* START The records *

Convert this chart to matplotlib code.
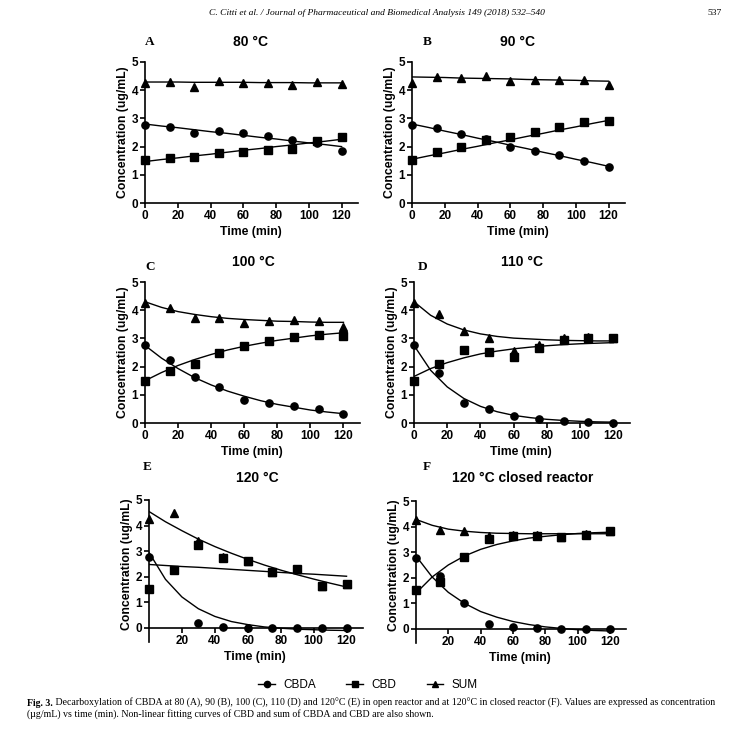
import matplotlib.pyplot as plt
from matplotlib.lines import Line2D

# sampling times (min)
time = [0, 15, 30, 45, 60, 75, 90, 105, 120]
fit_time = [0, 10, 20, 30, 40, 50, 60, 70, 80, 90, 100, 110, 120]

# A - 80 °C
cbda_80 = [2.75, 2.69, 2.49, 2.55, 2.47, 2.36, 2.25, 2.12, 1.86]
cbd_80 = [1.52, 1.60, 1.62, 1.76, 1.82, 1.87, 1.93, 2.20, 2.35]
sum_80 = [4.25, 4.30, 4.10, 4.31, 4.27, 4.25, 4.18, 4.30, 4.22]
cbda_80_fit = [2.80, 2.73, 2.67, 2.60, 2.53, 2.47, 2.40, 2.33, 2.27, 2.20, 2.13, 2.07, 2.00]
cbd_80_fit = [1.47, 1.54, 1.60, 1.67, 1.73, 1.80, 1.87, 1.93, 2.00, 2.06, 2.13, 2.19, 2.26]
sum_80_fit = [4.29, 4.29, 4.29, 4.28, 4.28, 4.28, 4.28, 4.27, 4.27, 4.27, 4.26, 4.26, 4.26]

# B - 90 °C
cbda_90 = [2.76, 2.66, 2.45, 2.28, 2.00, 1.84, 1.69, 1.50, 1.27]
cbd_90 = [1.52, 1.81, 2.00, 2.24, 2.35, 2.52, 2.68, 2.86, 2.91]
sum_90 = [4.25, 4.47, 4.43, 4.50, 4.32, 4.35, 4.35, 4.35, 4.17]
cbda_90_fit = [2.80, 2.68, 2.55, 2.43, 2.30, 2.18, 2.05, 1.93, 1.80, 1.68, 1.55, 1.43, 1.30]
cbd_90_fit = [1.55, 1.67, 1.78, 1.90, 2.01, 2.13, 2.24, 2.36, 2.47, 2.59, 2.70, 2.82, 2.93]
sum_90_fit = [4.47, 4.46, 4.45, 4.43, 4.42, 4.41, 4.40, 4.38, 4.37, 4.36, 4.35, 4.33, 4.32]

# C - 100 °C
cbda_100 = [2.75, 2.24, 1.62, 1.27, 0.82, 0.72, 0.60, 0.48, 0.32]
cbd_100 = [1.50, 1.85, 2.08, 2.47, 2.74, 2.90, 3.04, 3.13, 3.08]
sum_100 = [4.27, 4.08, 3.72, 3.72, 3.55, 3.60, 3.65, 3.62, 3.42]
cbda_100_fit = [2.75, 2.30, 1.93, 1.61, 1.35, 1.13, 0.95, 0.79, 0.66, 0.56, 0.46, 0.39, 0.33]
cbd_100_fit = [1.50, 1.79, 2.04, 2.25, 2.43, 2.59, 2.72, 2.83, 2.93, 3.01, 3.09, 3.15, 3.20]
sum_100_fit = [4.30, 4.10, 3.95, 3.85, 3.77, 3.71, 3.67, 3.64, 3.61, 3.60, 3.58, 3.57, 3.57]

# D - 110 °C
cbda_110 = [2.75, 1.78, 0.72, 0.48, 0.25, 0.15, 0.06, 0.03, 0.00]
cbd_110 = [1.50, 2.10, 2.58, 2.52, 2.33, 2.65, 2.95, 3.03, 3.00]
sum_110 = [4.27, 3.88, 3.28, 3.03, 2.55, 2.78, 3.00, 3.05, 3.00]
cbda_110_fit = [2.75, 1.87, 1.28, 0.87, 0.59, 0.40, 0.27, 0.19, 0.13, 0.09, 0.06, 0.04, 0.03]
cbd_110_fit = [1.65, 1.93, 2.14, 2.31, 2.45, 2.55, 2.63, 2.69, 2.74, 2.78, 2.81, 2.83, 2.85]
sum_110_fit = [4.30, 3.82, 3.51, 3.30, 3.16, 3.07, 3.01, 2.98, 2.95, 2.93, 2.92, 2.91, 2.91]

# E - 120 °C
cbda_120 = [2.78, 2.25, 0.18, 0.03, 0.00, 0.00, 0.00, 0.00, 0.00]
cbd_120 = [1.52, 2.25, 3.25, 2.73, 2.62, 2.17, 2.30, 1.62, 1.70]
sum_120 = [4.27, 4.50, 3.38, 2.76, 2.62, 2.17, 2.30, 1.62, 1.70]
cbda_120_fit = [2.95, 1.90, 1.21, 0.75, 0.45, 0.25, 0.13, 0.04, -0.01, -0.05, -0.07, -0.09, -0.10]
cbd_120_fit = [2.48, 2.44, 2.40, 2.37, 2.33, 2.29, 2.25, 2.21, 2.17, 2.13, 2.10, 2.06, 2.02]
sum_120_fit = [4.55, 4.15, 3.80, 3.47, 3.18, 2.92, 2.68, 2.46, 2.26, 2.08, 1.91, 1.75, 1.60]

# F - 120 °C closed reactor
cbda_120c = [2.78, 2.05, 1.00, 0.18, 0.08, 0.03, 0.00, 0.00, 0.00]
cbd_120c = [1.52, 1.83, 2.83, 3.50, 3.62, 3.65, 3.58, 3.68, 3.83]
sum_120c = [4.27, 3.86, 3.82, 3.65, 3.68, 3.66, 3.60, 3.70, 3.83]
cbda_120c_fit = [2.85, 2.03, 1.43, 1.00, 0.68, 0.46, 0.29, 0.17, 0.08, 0.02, -0.03, -0.06, -0.08]
cbd_120c_fit = [1.40, 2.03, 2.50, 2.85, 3.11, 3.30, 3.44, 3.55, 3.62, 3.68, 3.73, 3.76, 3.78]
sum_120c_fit = [4.28, 4.05, 3.90, 3.82, 3.77, 3.74, 3.73, 3.72, 3.72, 3.72, 3.72, 3.72, 3.72]

W, H = 741, 735
SANS = "Liberation Sans"
SERIF = "Liberation Serif"

# letter, title, (left, top, right, bottom) in px, ymin, letter xy, title xy, series
panels = [
    ("A", "80 °C", (145, 62, 358, 203), 0, (150, 42), (250, 42),
     (cbda_80, cbd_80, sum_80, cbda_80_fit, cbd_80_fit, sum_80_fit)),
    ("B", "90 °C", (412, 62, 625, 203), 0, (427, 42), (517, 42),
     (cbda_90, cbd_90, sum_90, cbda_90_fit, cbd_90_fit, sum_90_fit)),
    ("C", "100 °C", (145, 282, 360, 423), 0, (150, 267), (253, 262),
     (cbda_100, cbd_100, sum_100, cbda_100_fit, cbd_100_fit, sum_100_fit)),
    ("D", "110 °C", (414, 282, 630, 423), 0, (423, 267), (522, 262),
     (cbda_110, cbd_110, sum_110, cbda_110_fit, cbd_110_fit, sum_110_fit)),
    ("E", "120 °C", (149, 500, 363, 642), -0.55, (147, 467), (257, 478),
     (cbda_120, cbd_120, sum_120, cbda_120_fit, cbd_120_fit, sum_120_fit)),
    ("F", "120 °C closed reactor", (416, 501, 626, 643), -0.55, (427, 467), (523, 478),
     (cbda_120c, cbd_120c, sum_120c, cbda_120c_fit, cbd_120c_fit, sum_120c_fit)),
]

fig = plt.figure(figsize=(W / 100, H / 100), dpi=100)
fig.patch.set_facecolor("white")


def fx(x):
    return x / W


def fy(y):
    return 1 - y / H


for letter, title, (l, t, r, b), ymin, lpos, tpos, data in panels:
    cbda, cbd, total, cbda_fit, cbd_fit, total_fit = data
    ax = fig.add_axes([fx(l), fy(b), (r - l) / W, (b - t) / H])
    ax.set_xlim(0, 130)
    ax.set_ylim(ymin, 5)
    for s in ("top", "right"):
        ax.spines[s].set_visible(False)
    for s in ("left", "bottom"):
        ax.spines[s].set_linewidth(1.2)
    if ymin < 0:
        ax.spines["bottom"].set_position(("data", 0))
        ax.set_xticks([20, 40, 60, 80, 100, 120])
    else:
        ax.set_xticks([0, 20, 40, 60, 80, 100, 120])
    ax.set_yticks([0, 1, 2, 3, 4, 5])
    ax.tick_params(width=1.2, length=3.5, pad=1.5, labelsize=8.5)
    for lab in ax.get_xticklabels() + ax.get_yticklabels():
        lab.set_fontfamily(SANS)
        lab.set_fontweight("bold")

    for fit in (cbda_fit, cbd_fit, total_fit):
        ax.plot(fit_time, fit, color="black", lw=1.0, zorder=2)
    ax.plot(time, cbda, "o", color="black", ms=5.2, clip_on=False, zorder=3)
    ax.plot(time, total, "^", color="black", ms=5.2, clip_on=False, zorder=4)
    ax.plot(time, cbd, "s", color="black", ms=5.2, clip_on=False, zorder=5)

    # panel letter, title, axis labels
    fig.text(fx(lpos[0]), fy(lpos[1]), letter, family=SERIF, weight="bold",
             size=9.5, ha="center", va="center")
    fig.text(fx(tpos[0]), fy(tpos[1]), title, family=SANS, weight="bold",
             size=10, ha="center", va="center")
    zero_y = t + (b - t) * 5 / (5 - ymin)
    fig.text(fx(l - 22), fy((t + zero_y) / 2), "Concentration (ug/mL)", family=SANS,
             weight="bold", size=8.8, rotation=90, ha="center", va="center")
    fig.text(fx((l + r) / 2 - 1), fy(zero_y + 29), "Time (min)", family=SANS,
             weight="bold", size=8.8, ha="center", va="center")

# legend
handles = [Line2D([], [], color="black", lw=1.0, marker=m, ms=4.5)
           for m in ("o", "s", "^")]
fig.legend(handles, ["CBDA", "CBD", "SUM"], loc="center", bbox_to_anchor=(fx(368), fy(685)),
           ncol=3, frameon=False, handlelength=1.4, handletextpad=0.7, columnspacing=2.6,
           prop={"family": SANS, "size": 8.5})

# page header
fig.text(fx(377), fy(13), "C. Citti et al. / Journal of Pharmaceutical and Biomedical Analysis 149 (2018) 532\u2013540",
         family=SERIF, style="italic", size=6.8, ha="center", va="center")
fig.text(fx(722), fy(13), "537", family=SERIF, size=6.8, ha="right", va="center")

# caption
cap = fig.text(fx(27), fy(706), "Fig. 3.", family=SERIF, weight="bold", size=7.1,
               ha="left", va="baseline")
fig.add_artist(plt.Annotation(
    " Decarboxylation of CBDA at 80 (A), 90 (B), 100 (C), 110 (D) and 120\u00b0C (E) in open "
    "reactor and at 120\u00b0C in closed reactor (F). Values are expressed as concentration",
    xy=(1, 0), xycoords=cap, va="bottom", ha="left", family=SERIF, size=7.1))
fig.text(fx(27), fy(717), "(\u00b5g/mL) vs time (min). Non-linear fitting curves of CBD and sum of CBDA "
         "and CBD are also shown.", family=SERIF, size=7.1, ha="left", va="baseline")

fig.savefig("out.png", dpi=100)
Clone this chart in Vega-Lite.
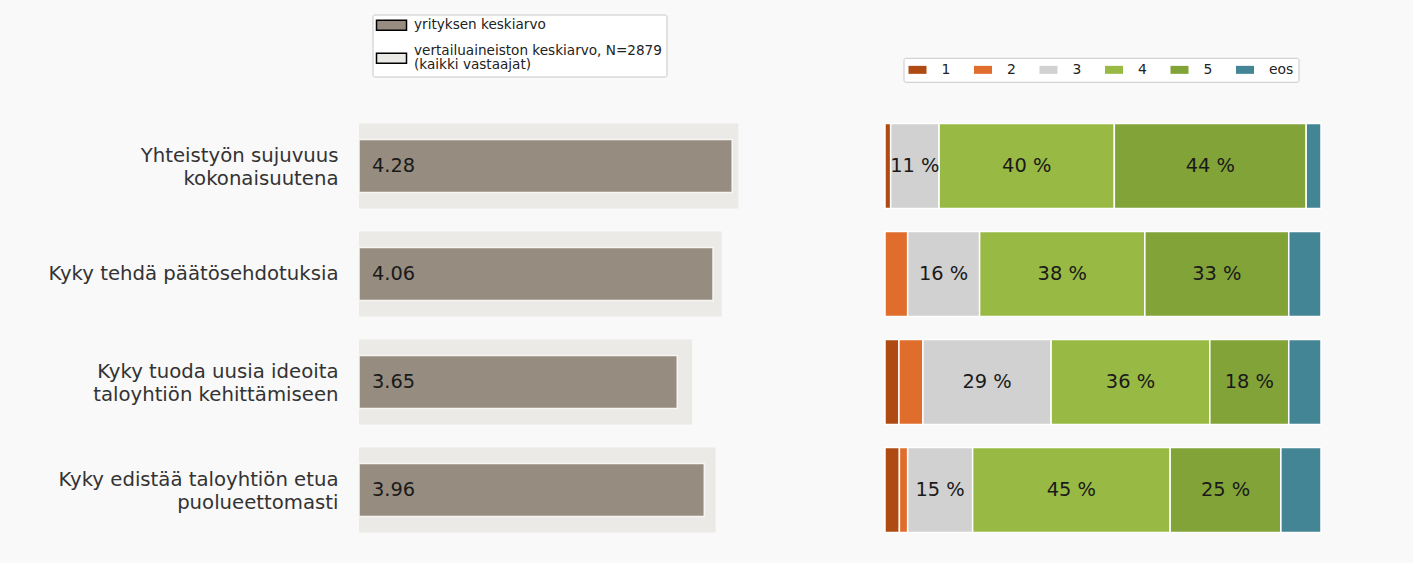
{
  "$schema": "https://vega.github.io/schema/vega-lite/v6.json",
  "background": "#f9f9f9",
  "padding": {"left": 47, "top": 14, "right": 91, "bottom": 19},
  "bounds": "flush",
  "spacing": 90,
  "config": {"view": {"stroke": null}, "font": "DejaVu Sans"},
  "resolve": {"scale": {"color": "independent", "x": "independent"}, "legend": {"color": "independent"}},
  "hconcat": [
    {
      "width": 436,
      "height": 432,
      "data": {"values": [
        {"item": "Yhteistyön sujuvuus|kokonaisuutena", "kind": "ref", "series": "vertailuaineiston keskiarvo, N=2879|(kaikki vastaajat)", "value": 4.35},
        {"item": "Kyky tehdä päätösehdotuksia", "kind": "ref", "series": "vertailuaineiston keskiarvo, N=2879|(kaikki vastaajat)", "value": 4.16},
        {"item": "Kyky tuoda uusia ideoita|taloyhtiön kehittämiseen", "kind": "ref", "series": "vertailuaineiston keskiarvo, N=2879|(kaikki vastaajat)", "value": 3.82},
        {"item": "Kyky edistää taloyhtiön etua|puolueettomasti", "kind": "ref", "series": "vertailuaineiston keskiarvo, N=2879|(kaikki vastaajat)", "value": 4.09},
        {"item": "Yhteistyön sujuvuus|kokonaisuutena", "kind": "company", "series": "yrityksen keskiarvo", "value": 4.28},
        {"item": "Kyky tehdä päätösehdotuksia", "kind": "company", "series": "yrityksen keskiarvo", "value": 4.06},
        {"item": "Kyky tuoda uusia ideoita|taloyhtiön kehittämiseen", "kind": "company", "series": "yrityksen keskiarvo", "value": 3.65},
        {"item": "Kyky edistää taloyhtiön etua|puolueettomasti", "kind": "company", "series": "yrityksen keskiarvo", "value": 3.96}
      ]},
      "encoding": {
        "y": {
          "field": "item", "type": "nominal",
          "scale": {"domain": ["Yhteistyön sujuvuus|kokonaisuutena", "Kyky tehdä päätösehdotuksia", "Kyky tuoda uusia ideoita|taloyhtiön kehittämiseen", "Kyky edistää taloyhtiön etua|puolueettomasti"], "paddingInner": 0, "paddingOuter": 0},
          "axis": {
            "title": null, "domain": false, "ticks": false, "labelPadding": 21, "labelFontSize": 19.7, "labelColor": "#333333", "labelFont": "DejaVu Sans",
            "labelExpr": "split(datum.label, '|')", "labelLineHeight": 23.3, "labelLimit": 500,
            "labelOffset": {"condition": {"test": "indexof(datum.value, '|') >= 0", "value": -10.5}, "value": 0}
          }
        }
      },
      "layer": [
        {
          "transform": [{"filter": "datum.kind === 'ref'"}],
          "mark": {"type": "bar", "height": 85},
          "encoding": {
            "x": {"field": "value", "type": "quantitative", "scale": {"domain": [0, 5], "nice": false}, "axis": null},
            "color": {
              "field": "series", "type": "nominal",
              "scale": {"domain": ["yrityksen keskiarvo", "vertailuaineiston keskiarvo, N=2879|(kaikki vastaajat)"], "range": ["#968c80", "#ebeae6"]},
              "legend": {
                "orient": "none", "legendX": 13.5, "legendY": -97.5, "title": null,
                "fillColor": "white", "strokeColor": "#c8c8c8", "padding": 4, "cornerRadius": 2,
                "gridAlign": "none",
                "symbolType": "M-3,-1H3V1H-3Z", "symbolSize": 100, "symbolOffset": 8.2,
                "symbolStrokeColor": "black", "symbolStrokeWidth": 1.5,
                "labelFontSize": 13.6, "labelFont": "DejaVu Sans", "labelOffset": 15.7, "labelColor": "#222222",
                "rowPadding": 10, "labelLimit": 500,
                "labelExpr": "split(datum.label, '|')",
                "encode": {
                  "labels": {"update": {"lineHeight": {"value": 14}, "dy": {"signal": "indexof(datum.label, '|') >= 0 ? -7 : 0"}}},
                  "symbols": {"update": {"stroke": {"value": "black"}, "strokeWidth": {"value": 1.5}, "opacity": {"value": 1}}}
                }
              }
            }
          }
        },
        {
          "transform": [{"filter": "datum.kind === 'company'"}],
          "mark": {"type": "bar", "height": 53, "stroke": "#f6f6f4", "strokeWidth": 1.5},
          "encoding": {
            "x": {"field": "value", "type": "quantitative"},
            "color": {"field": "series", "type": "nominal"}
          }
        },
        {
          "transform": [{"filter": "datum.kind === 'company'"}],
          "mark": {"type": "text", "align": "left", "baseline": "middle", "dx": 13, "fontSize": 19.4, "color": "#1a1a1a", "font": "DejaVu Sans"},
          "encoding": {
            "x": {"datum": 0, "type": "quantitative"},
            "text": {"field": "value", "type": "quantitative", "format": ".2f"}
          }
        }
      ]
    },
    {
      "width": 436,
      "height": 432,
      "data": {"values": [
        {"item": "Yhteistyön sujuvuus|kokonaisuutena", "cat": "1", "pct": 1.3, "label": ""},
        {"item": "Yhteistyön sujuvuus|kokonaisuutena", "cat": "3", "pct": 11.1, "label": "11 %"},
        {"item": "Yhteistyön sujuvuus|kokonaisuutena", "cat": "4", "pct": 40.2, "label": "40 %"},
        {"item": "Yhteistyön sujuvuus|kokonaisuutena", "cat": "5", "pct": 44.0, "label": "44 %"},
        {"item": "Yhteistyön sujuvuus|kokonaisuutena", "cat": "eos", "pct": 3.4, "label": ""},
        {"item": "Kyky tehdä päätösehdotuksia", "cat": "2", "pct": 5.2, "label": ""},
        {"item": "Kyky tehdä päätösehdotuksia", "cat": "3", "pct": 16.5, "label": "16 %"},
        {"item": "Kyky tehdä päätösehdotuksia", "cat": "4", "pct": 37.9, "label": "38 %"},
        {"item": "Kyky tehdä päätösehdotuksia", "cat": "5", "pct": 33.0, "label": "33 %"},
        {"item": "Kyky tehdä päätösehdotuksia", "cat": "eos", "pct": 7.4, "label": ""},
        {"item": "Kyky tuoda uusia ideoita|taloyhtiön kehittämiseen", "cat": "1", "pct": 3.2, "label": ""},
        {"item": "Kyky tuoda uusia ideoita|taloyhtiön kehittämiseen", "cat": "2", "pct": 5.5, "label": ""},
        {"item": "Kyky tuoda uusia ideoita|taloyhtiön kehittämiseen", "cat": "3", "pct": 29.4, "label": "29 %"},
        {"item": "Kyky tuoda uusia ideoita|taloyhtiön kehittämiseen", "cat": "4", "pct": 36.4, "label": "36 %"},
        {"item": "Kyky tuoda uusia ideoita|taloyhtiön kehittämiseen", "cat": "5", "pct": 18.1, "label": "18 %"},
        {"item": "Kyky tuoda uusia ideoita|taloyhtiön kehittämiseen", "cat": "eos", "pct": 7.4, "label": ""},
        {"item": "Kyky edistää taloyhtiön etua|puolueettomasti", "cat": "1", "pct": 3.3, "label": ""},
        {"item": "Kyky edistää taloyhtiön etua|puolueettomasti", "cat": "2", "pct": 1.9, "label": ""},
        {"item": "Kyky edistää taloyhtiön etua|puolueettomasti", "cat": "3", "pct": 14.9, "label": "15 %"},
        {"item": "Kyky edistää taloyhtiön etua|puolueettomasti", "cat": "4", "pct": 45.3, "label": "45 %"},
        {"item": "Kyky edistää taloyhtiön etua|puolueettomasti", "cat": "5", "pct": 25.4, "label": "25 %"},
        {"item": "Kyky edistää taloyhtiön etua|puolueettomasti", "cat": "eos", "pct": 9.2, "label": ""}
      ]},
      "encoding": {
        "y": {
          "field": "item", "type": "nominal",
          "scale": {"domain": ["Yhteistyön sujuvuus|kokonaisuutena", "Kyky tehdä päätösehdotuksia", "Kyky tuoda uusia ideoita|taloyhtiön kehittämiseen", "Kyky edistää taloyhtiön etua|puolueettomasti"], "paddingInner": 0, "paddingOuter": 0},
          "axis": null
        }
      },
      "layer": [
        {
          "mark": {"type": "bar", "height": 85, "stroke": "#ffffff", "strokeWidth": 1.5},
          "encoding": {
            "x": {"field": "pct", "type": "quantitative", "stack": "zero", "scale": {"domain": [0, 100], "nice": false}, "axis": null},
            "order": {"field": "cat", "type": "ordinal", "sort": "ascending"},
            "color": {
              "field": "cat", "type": "nominal",
              "scale": {"domain": ["1", "2", "3", "4", "5", "eos"], "range": ["#ae4a12", "#e06d2c", "#d1d1d1", "#98b944", "#82a337", "#438595"]},
              "legend": {
                "orient": "none", "legendX": 18.5, "legendY": -54.2, "title": null,
                "direction": "horizontal", "columns": 6,
                "fillColor": "white", "strokeColor": "#c8c8c8", "padding": 5, "cornerRadius": 2,
                "symbolType": "M-1.286,-0.571H1.286V0.571H-1.286Z", "symbolSize": 196, "symbolOffset": 2, "symbolStrokeWidth": 0,
                "labelFontSize": 13.9, "labelFont": "DejaVu Sans", "labelOffset": 17, "labelColor": "#222222",
                "columnPadding": 22.5,
                "encode": {"symbols": {"update": {"strokeWidth": {"value": 0}, "opacity": {"value": 1}}}}
              }
            }
          }
        },
        {
          "mark": {"type": "text", "align": "center", "baseline": "middle", "fontSize": 19.4, "color": "#1a1a1a", "font": "DejaVu Sans"},
          "encoding": {
            "x": {"field": "pct", "type": "quantitative", "stack": "zero", "bandPosition": 0.5},
            "order": {"field": "cat", "type": "ordinal", "sort": "ascending"},
            "text": {"field": "label", "type": "nominal"}
          }
        }
      ]
    }
  ]
}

* END The records *

▶ Challenge:
Everything from the top line of the data down to and including the line with "3.58, 3.57, 3.57]" is to be copied, except the pictures.

▶ Written response:
Convert this chart to matplotlib code.
import matplotlib.pyplot as plt
from matplotlib.lines import Line2D

# sampling times (min)
time = [0, 15, 30, 45, 60, 75, 90, 105, 120]
fit_time = [0, 10, 20, 30, 40, 50, 60, 70, 80, 90, 100, 110, 120]

# A - 80 °C
cbda_80 = [2.75, 2.69, 2.49, 2.55, 2.47, 2.36, 2.25, 2.12, 1.86]
cbd_80 = [1.52, 1.60, 1.62, 1.76, 1.82, 1.87, 1.93, 2.20, 2.35]
sum_80 = [4.25, 4.30, 4.10, 4.31, 4.27, 4.25, 4.18, 4.30, 4.22]
cbda_80_fit = [2.80, 2.73, 2.67, 2.60, 2.53, 2.47, 2.40, 2.33, 2.27, 2.20, 2.13, 2.07, 2.00]
cbd_80_fit = [1.47, 1.54, 1.60, 1.67, 1.73, 1.80, 1.87, 1.93, 2.00, 2.06, 2.13, 2.19, 2.26]
sum_80_fit = [4.29, 4.29, 4.29, 4.28, 4.28, 4.28, 4.28, 4.27, 4.27, 4.27, 4.26, 4.26, 4.26]

# B - 90 °C
cbda_90 = [2.76, 2.66, 2.45, 2.28, 2.00, 1.84, 1.69, 1.50, 1.27]
cbd_90 = [1.52, 1.81, 2.00, 2.24, 2.35, 2.52, 2.68, 2.86, 2.91]
sum_90 = [4.25, 4.47, 4.43, 4.50, 4.32, 4.35, 4.35, 4.35, 4.17]
cbda_90_fit = [2.80, 2.68, 2.55, 2.43, 2.30, 2.18, 2.05, 1.93, 1.80, 1.68, 1.55, 1.43, 1.30]
cbd_90_fit = [1.55, 1.67, 1.78, 1.90, 2.01, 2.13, 2.24, 2.36, 2.47, 2.59, 2.70, 2.82, 2.93]
sum_90_fit = [4.47, 4.46, 4.45, 4.43, 4.42, 4.41, 4.40, 4.38, 4.37, 4.36, 4.35, 4.33, 4.32]

# C - 100 °C
cbda_100 = [2.75, 2.24, 1.62, 1.27, 0.82, 0.72, 0.60, 0.48, 0.32]
cbd_100 = [1.50, 1.85, 2.08, 2.47, 2.74, 2.90, 3.04, 3.13, 3.08]
sum_100 = [4.27, 4.08, 3.72, 3.72, 3.55, 3.60, 3.65, 3.62, 3.42]
cbda_100_fit = [2.75, 2.30, 1.93, 1.61, 1.35, 1.13, 0.95, 0.79, 0.66, 0.56, 0.46, 0.39, 0.33]
cbd_100_fit = [1.50, 1.79, 2.04, 2.25, 2.43, 2.59, 2.72, 2.83, 2.93, 3.01, 3.09, 3.15, 3.20]
sum_100_fit = [4.30, 4.10, 3.95, 3.85, 3.77, 3.71, 3.67, 3.64, 3.61, 3.60, 3.58, 3.57, 3.57]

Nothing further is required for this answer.